Heya,
So the other night I marked a little sentence in LD that reminded me of of a sentence in the screenplay of BBM that many of us have noted and have even incorporated into our lexicon of major Brokieisms. It doesn't really have to do with the meanings of the sentences, but the odd grammar and syntax.
Nothing here really constitutes much of a spoiler...
There's a part in LD where a character discovers he's being followed by someone and he asks... "How come you to follow?" This made me think of Ennis's odd sentence as written in the screenplay "That's how come me to end up here." I know that in the actual film Ennis says "That's how come me end up here." But, in the published screenplay the sentence is the slightly longer "That's how come me to end up here."

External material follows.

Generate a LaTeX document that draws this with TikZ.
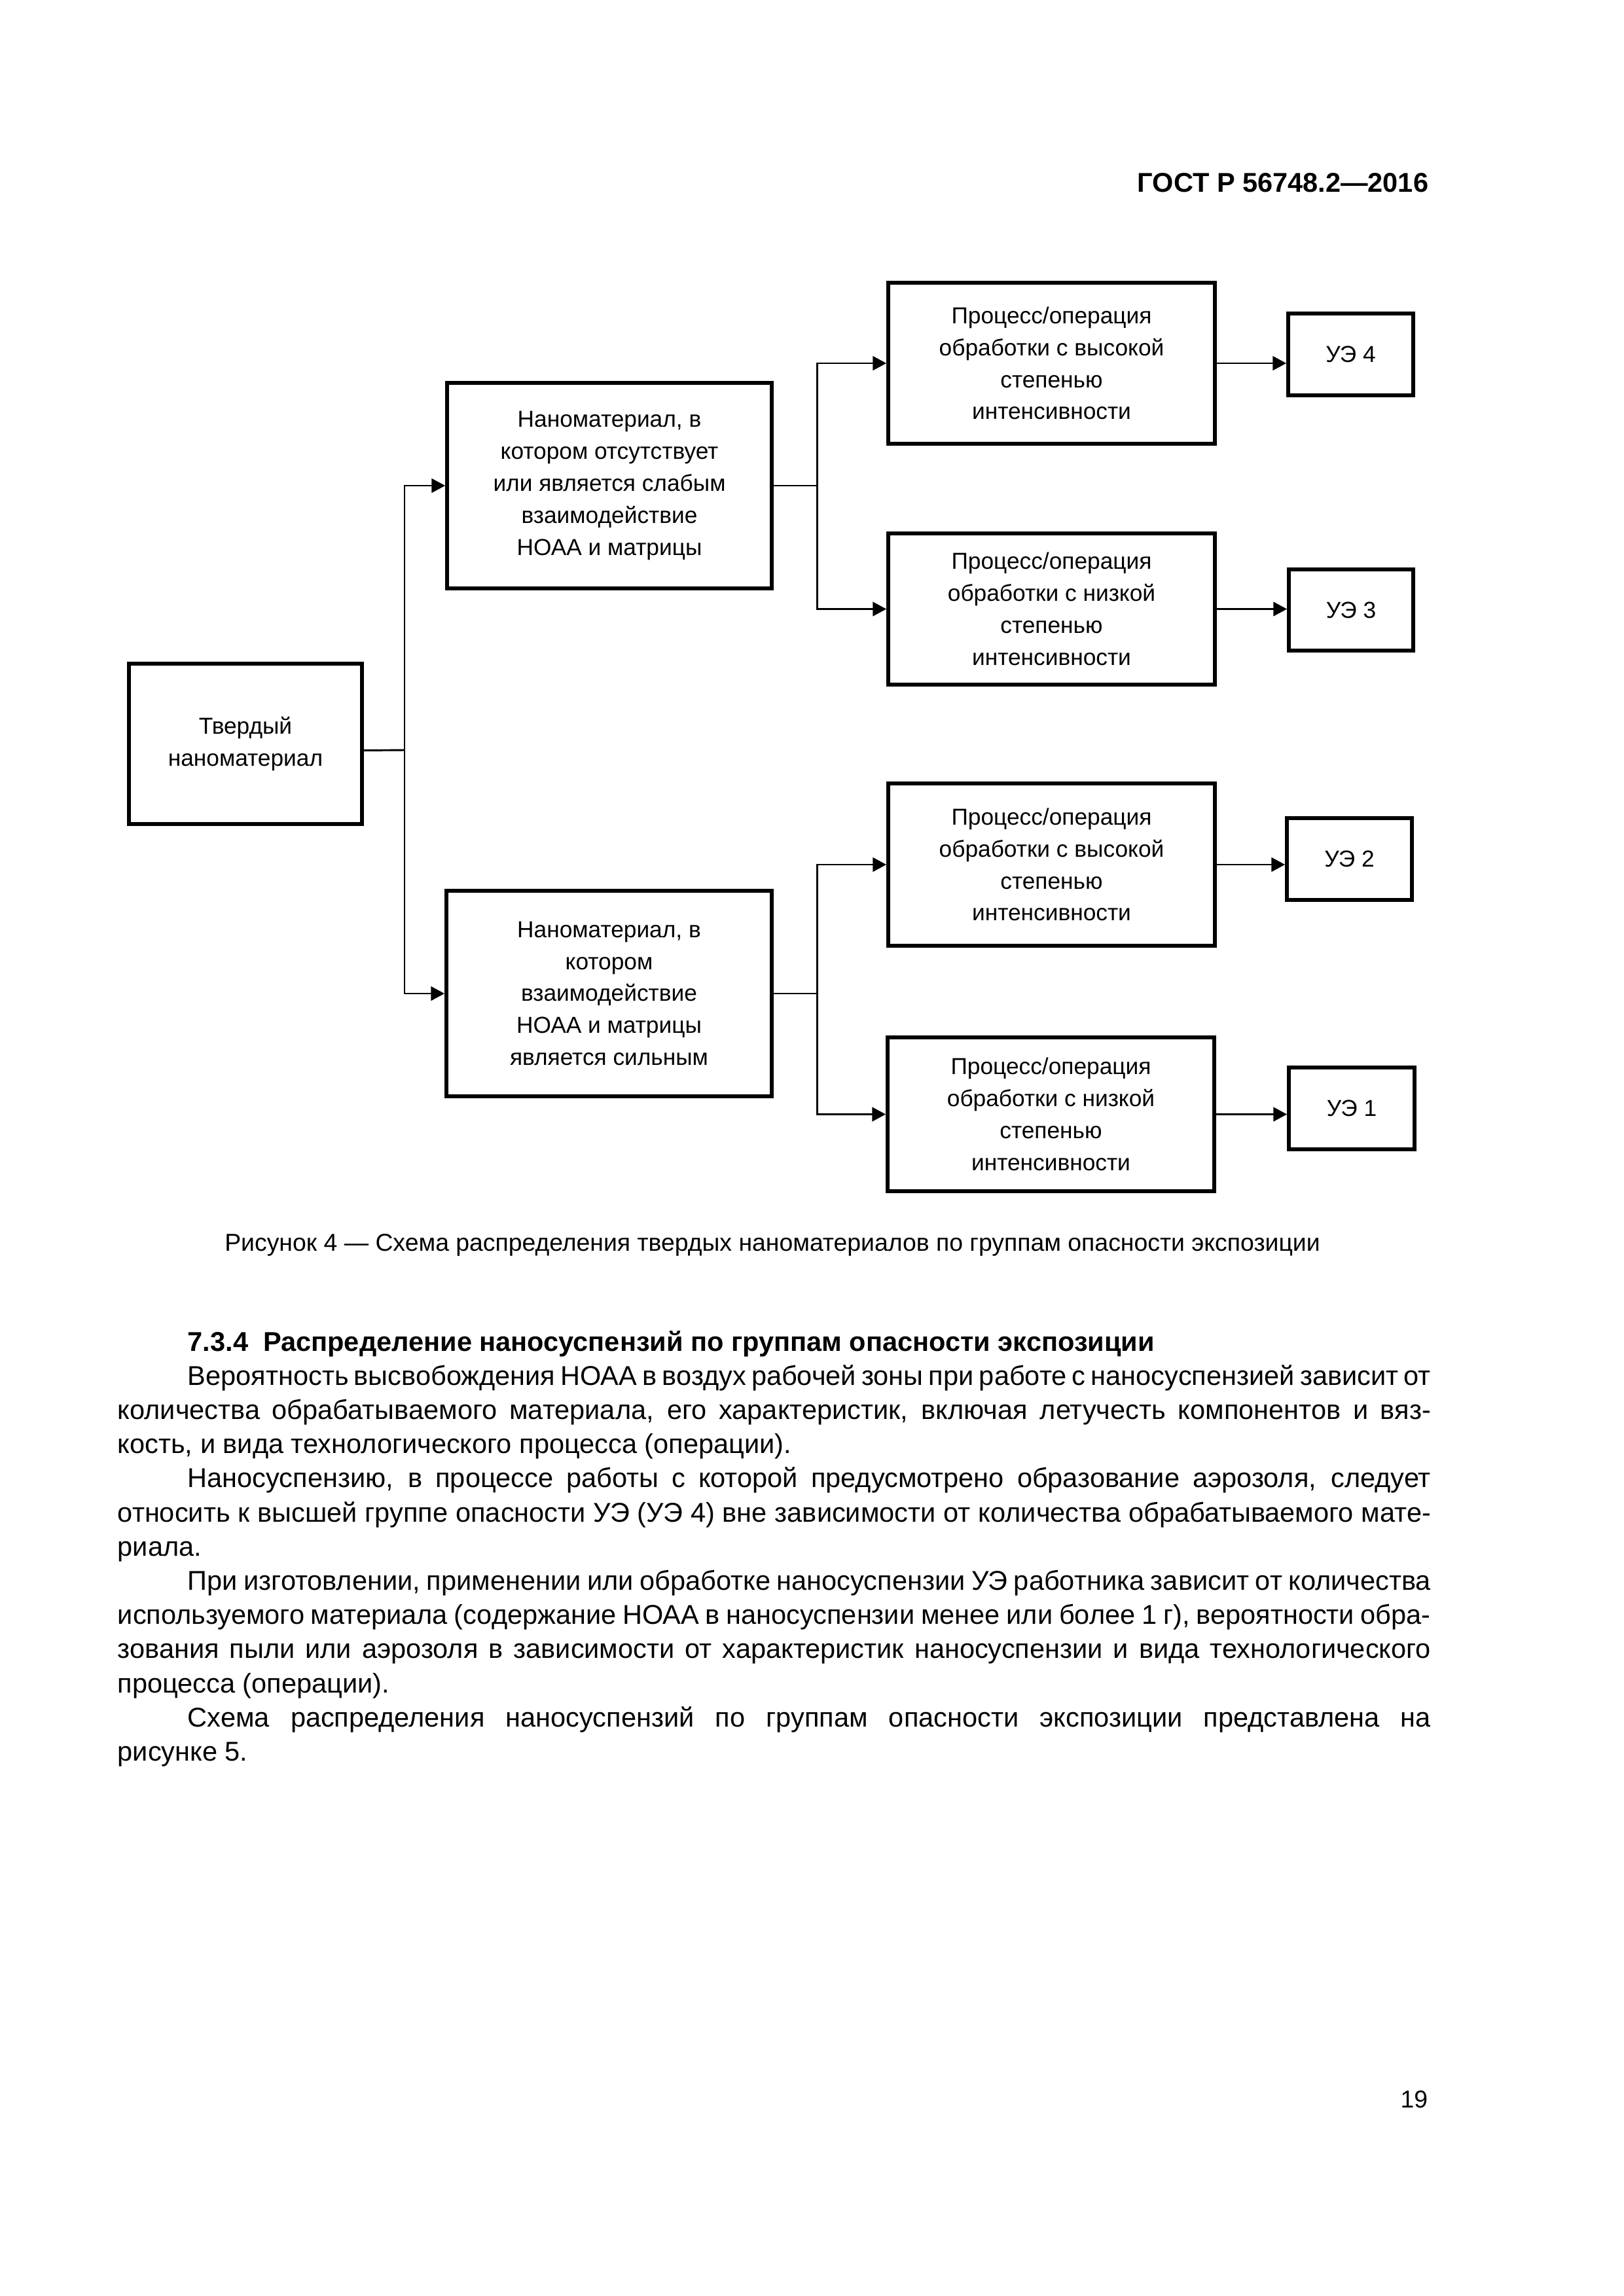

I don't know what McMurtry is trying to indicate about dialect or whether in the case of Ennis he and Ossana are try to display an fairly obscure humor in Ennis's sensibility... sine the odd placement of "me" in Ennis's sentence may refer back (in a seemingly witty way) to the previous sentence in his conversation... "No more room for me."
Anyway, the contexts are clearly greatly different. The odd sense of grammar just struck me as reminiscent for whatever reason. The LD character is a southern man in the late 19th century and Ennis obviously is a late 20th century Wyoming boy. But, again, that little sentence in LD stuck out like a sore thumb to me.